Marie got a new computer and gifted her old PC to her sister. She formatted the hard drive, reinstalled windows, and a few extra programs. Now she's getting an "unusual login activity" warning. Leo says that Marie needs to create a separate account for her sister. That will avoid the warning. But those other programs may have limitations on the number of users as well. Microsoft 365, for instance, can only be used for 1,2 or 5 users, depending on your level. In the Windows control panel, under accounts, family, and other users, and add an account there.
Don wants to know if it's too late to upgrade from Windows 7 to Windows 10 for free. Leo says that technically it is, but they never turned off the free servers, so you can still upgrade for free. They just don't talk about it.
Susan's windows screen also goes jumping around. Leo says that it could be several things. The first thing to fail in a laptop is the thin ribbon cable that runs from the computer section to the folding screen. It's a common problem. It could also be the video drivers or some other software issue. Try booting into Safe Mode and see if you can replicate the issue. If there's no problem, it's a driver issue. Remove the driver and reboot. Windows will reinstall the driver, and it should fix the problem. If it doesn't, you can get a USB with Linux (Ubuntu.org) and then reboot it.

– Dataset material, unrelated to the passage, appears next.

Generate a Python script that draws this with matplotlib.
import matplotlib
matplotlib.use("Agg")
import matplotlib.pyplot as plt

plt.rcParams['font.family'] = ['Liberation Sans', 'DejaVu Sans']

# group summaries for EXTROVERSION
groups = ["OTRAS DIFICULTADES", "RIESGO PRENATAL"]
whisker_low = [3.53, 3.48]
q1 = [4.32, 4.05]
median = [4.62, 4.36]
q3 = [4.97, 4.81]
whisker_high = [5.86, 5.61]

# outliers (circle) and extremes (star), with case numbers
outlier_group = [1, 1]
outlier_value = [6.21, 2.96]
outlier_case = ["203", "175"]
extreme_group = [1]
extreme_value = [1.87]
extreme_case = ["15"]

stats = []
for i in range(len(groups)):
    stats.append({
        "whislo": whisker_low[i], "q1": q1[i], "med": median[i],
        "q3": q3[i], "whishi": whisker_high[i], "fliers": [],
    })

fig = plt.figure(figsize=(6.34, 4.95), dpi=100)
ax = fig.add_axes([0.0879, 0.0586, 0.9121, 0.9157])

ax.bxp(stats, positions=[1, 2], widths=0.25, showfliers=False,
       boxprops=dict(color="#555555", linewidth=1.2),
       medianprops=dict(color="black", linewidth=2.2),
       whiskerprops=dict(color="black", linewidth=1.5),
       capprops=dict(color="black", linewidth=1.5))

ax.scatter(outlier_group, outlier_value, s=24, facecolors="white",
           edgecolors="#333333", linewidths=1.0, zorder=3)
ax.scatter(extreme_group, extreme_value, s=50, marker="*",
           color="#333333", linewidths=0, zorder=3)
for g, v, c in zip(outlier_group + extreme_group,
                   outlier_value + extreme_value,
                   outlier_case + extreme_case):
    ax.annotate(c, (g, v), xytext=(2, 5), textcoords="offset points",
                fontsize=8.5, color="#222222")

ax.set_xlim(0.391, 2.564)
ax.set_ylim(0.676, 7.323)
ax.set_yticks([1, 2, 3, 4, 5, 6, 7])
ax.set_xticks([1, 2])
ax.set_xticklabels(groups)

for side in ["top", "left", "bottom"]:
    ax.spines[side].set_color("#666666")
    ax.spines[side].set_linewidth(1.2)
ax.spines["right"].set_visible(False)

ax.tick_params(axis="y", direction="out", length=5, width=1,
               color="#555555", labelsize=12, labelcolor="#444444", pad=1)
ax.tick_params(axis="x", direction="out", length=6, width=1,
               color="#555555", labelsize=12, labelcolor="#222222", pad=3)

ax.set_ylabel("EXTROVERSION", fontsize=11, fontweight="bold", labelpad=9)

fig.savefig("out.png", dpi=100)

Dylan likes to play video games, and his new laptop has a broken keyboard. Leo says that sounds like a factory defect that needs to be addressed by the manufacturer. Dylan can plug a USB keyboard into it in the short term, and it will replace the keyboard on the laptop. Dylan tried that, and that's when the keyboard stopped working. Leo says that it sounds like the laptop keyboard got disabled in Windows. He recommends going into device manager (Windows Key + X, device manager). Look for the keyboards section and make sure your standard keyboard hasn't been disabled.

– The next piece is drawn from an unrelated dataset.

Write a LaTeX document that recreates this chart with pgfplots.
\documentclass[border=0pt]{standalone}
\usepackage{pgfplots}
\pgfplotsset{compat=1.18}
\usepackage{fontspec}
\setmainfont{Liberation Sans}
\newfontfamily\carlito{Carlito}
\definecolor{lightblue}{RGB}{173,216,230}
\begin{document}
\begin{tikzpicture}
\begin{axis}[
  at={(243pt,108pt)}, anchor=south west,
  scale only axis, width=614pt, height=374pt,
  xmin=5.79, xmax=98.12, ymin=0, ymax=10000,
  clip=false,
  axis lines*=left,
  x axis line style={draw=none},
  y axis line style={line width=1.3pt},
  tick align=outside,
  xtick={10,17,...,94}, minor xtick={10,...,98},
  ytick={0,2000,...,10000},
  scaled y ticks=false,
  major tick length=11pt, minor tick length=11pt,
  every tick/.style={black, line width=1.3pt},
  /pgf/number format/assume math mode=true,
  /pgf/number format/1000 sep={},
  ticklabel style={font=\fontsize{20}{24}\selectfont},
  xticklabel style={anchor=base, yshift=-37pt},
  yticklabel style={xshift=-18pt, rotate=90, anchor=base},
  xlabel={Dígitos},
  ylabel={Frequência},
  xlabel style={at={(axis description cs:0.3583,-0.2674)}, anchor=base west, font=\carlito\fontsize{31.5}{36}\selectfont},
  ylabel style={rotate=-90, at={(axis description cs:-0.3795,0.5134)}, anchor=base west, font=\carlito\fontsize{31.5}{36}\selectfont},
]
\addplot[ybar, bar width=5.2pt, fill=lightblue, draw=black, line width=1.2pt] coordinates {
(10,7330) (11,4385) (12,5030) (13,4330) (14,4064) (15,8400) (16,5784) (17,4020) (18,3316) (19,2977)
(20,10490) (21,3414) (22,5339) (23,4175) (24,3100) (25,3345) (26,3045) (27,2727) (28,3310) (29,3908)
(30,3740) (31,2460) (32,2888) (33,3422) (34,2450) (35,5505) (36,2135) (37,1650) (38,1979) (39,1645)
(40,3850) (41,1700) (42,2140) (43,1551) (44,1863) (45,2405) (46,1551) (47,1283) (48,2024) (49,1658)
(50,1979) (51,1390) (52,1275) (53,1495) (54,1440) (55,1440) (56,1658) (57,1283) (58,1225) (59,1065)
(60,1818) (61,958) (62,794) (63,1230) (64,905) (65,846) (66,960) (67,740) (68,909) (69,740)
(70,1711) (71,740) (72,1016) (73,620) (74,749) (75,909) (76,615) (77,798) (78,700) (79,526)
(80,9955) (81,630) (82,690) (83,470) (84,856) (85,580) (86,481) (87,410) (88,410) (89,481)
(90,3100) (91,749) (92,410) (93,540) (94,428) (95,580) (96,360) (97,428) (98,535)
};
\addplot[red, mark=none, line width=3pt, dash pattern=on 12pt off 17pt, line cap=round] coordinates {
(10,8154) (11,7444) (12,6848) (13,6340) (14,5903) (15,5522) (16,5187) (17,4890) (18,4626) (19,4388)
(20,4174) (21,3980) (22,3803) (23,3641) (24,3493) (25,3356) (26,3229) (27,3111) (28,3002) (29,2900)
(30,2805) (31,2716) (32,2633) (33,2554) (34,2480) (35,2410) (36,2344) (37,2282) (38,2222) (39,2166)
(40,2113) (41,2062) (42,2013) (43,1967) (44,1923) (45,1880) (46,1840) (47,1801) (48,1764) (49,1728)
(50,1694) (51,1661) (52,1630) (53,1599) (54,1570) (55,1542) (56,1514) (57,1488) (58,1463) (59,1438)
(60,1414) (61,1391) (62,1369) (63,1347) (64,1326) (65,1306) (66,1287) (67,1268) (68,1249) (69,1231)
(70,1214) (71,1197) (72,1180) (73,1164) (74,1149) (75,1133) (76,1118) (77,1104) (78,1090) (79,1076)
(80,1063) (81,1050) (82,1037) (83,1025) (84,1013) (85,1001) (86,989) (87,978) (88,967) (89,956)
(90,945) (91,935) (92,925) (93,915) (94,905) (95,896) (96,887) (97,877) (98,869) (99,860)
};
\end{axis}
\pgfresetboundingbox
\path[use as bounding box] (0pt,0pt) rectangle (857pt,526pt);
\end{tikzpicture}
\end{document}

Heather calls in to talk about a client who got bit by a browser hijack. Leo says the first thing to do is get him off Windows, where he's most vulnerable. If that's not an option, get him to run as a standard or limited user and not an administrator. The browser hijack and malware can't install themselves as a standard user.
Why does her client keep getting hit over and over? Leo says it's because of his behavior. They keep repeating the same behavior that causes them to get hit. The key is to change the user behavior. That's the only way it will stop.
Larry is having an issue where the computer he built is suddenly freezing up and not letting it reboot. So he's gotten into the habit of using a bootable backup. But now he can't get the computer to boot back up. Leo says that most problems like this can be solved by just reinstalling Windows from scratch and starting over. But if it's freezing during the boot, then it could be a host of things, including cabling. One key is to wait for the "beeps," or Power On Self Test (POST). If it beeps, that indicates an issue. Also, pull out your dedicated video card and try rebooting.